I mentioned several heuristic approachs to blocking spam in my recent post on blocking comment spam, but commenters note that I failed to mention CAPTCHA (Completely Automated Public Turing test to tell Computers and Humans Apart). At the moment, CAPTCHA is quite effective, both at blocking spam and annoying users.
But I don’t have any real beef with CAPTCHA, apart from the accessibility issues. If I met CAPTCHA in a bar, I’d buy it a beer! No hard feelings despite the trash talking in the past, right?
There is successful code out there that can break CAPTCHA, but that is pretty much true of every other method of blocking spam I’ve mentioned.
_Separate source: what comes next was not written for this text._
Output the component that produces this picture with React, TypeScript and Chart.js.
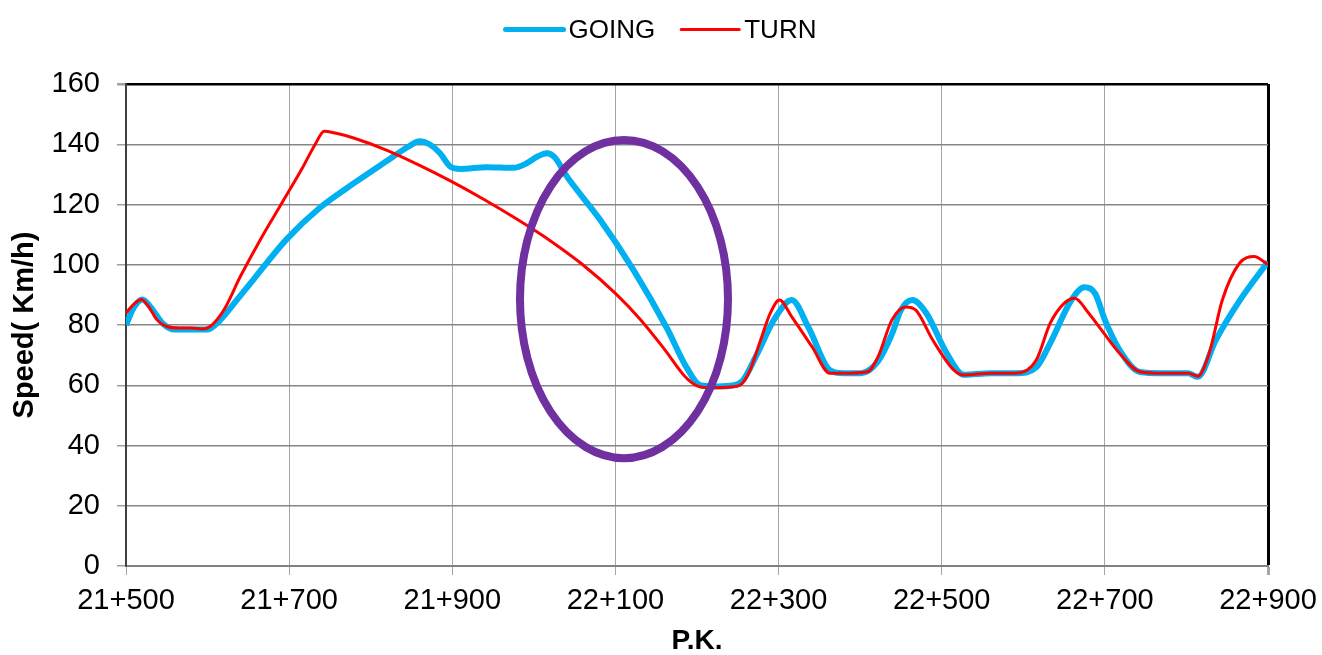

The reason I didn’t mention CAPTCHA is that it would be ineffective for me. Much of my spam comes in via automated means such as a trackback/pingback . The whole point of a trackback is to allow another computer to post a comment on my site. So telling a computer apart from a human in that situation is pointless.
And at the moment, the Comment API has no support for CAPTCHA. If comment spam isn’t coming in via the comment api now, it is only a matter of time before it is the primary source of comments.
So while I believe CAPTCHA is effective and may well be for a good while until comment spammers catch up, I would like to look one step ahead and focus on heuristics that can salvage the use of trackbacks and the Comment API.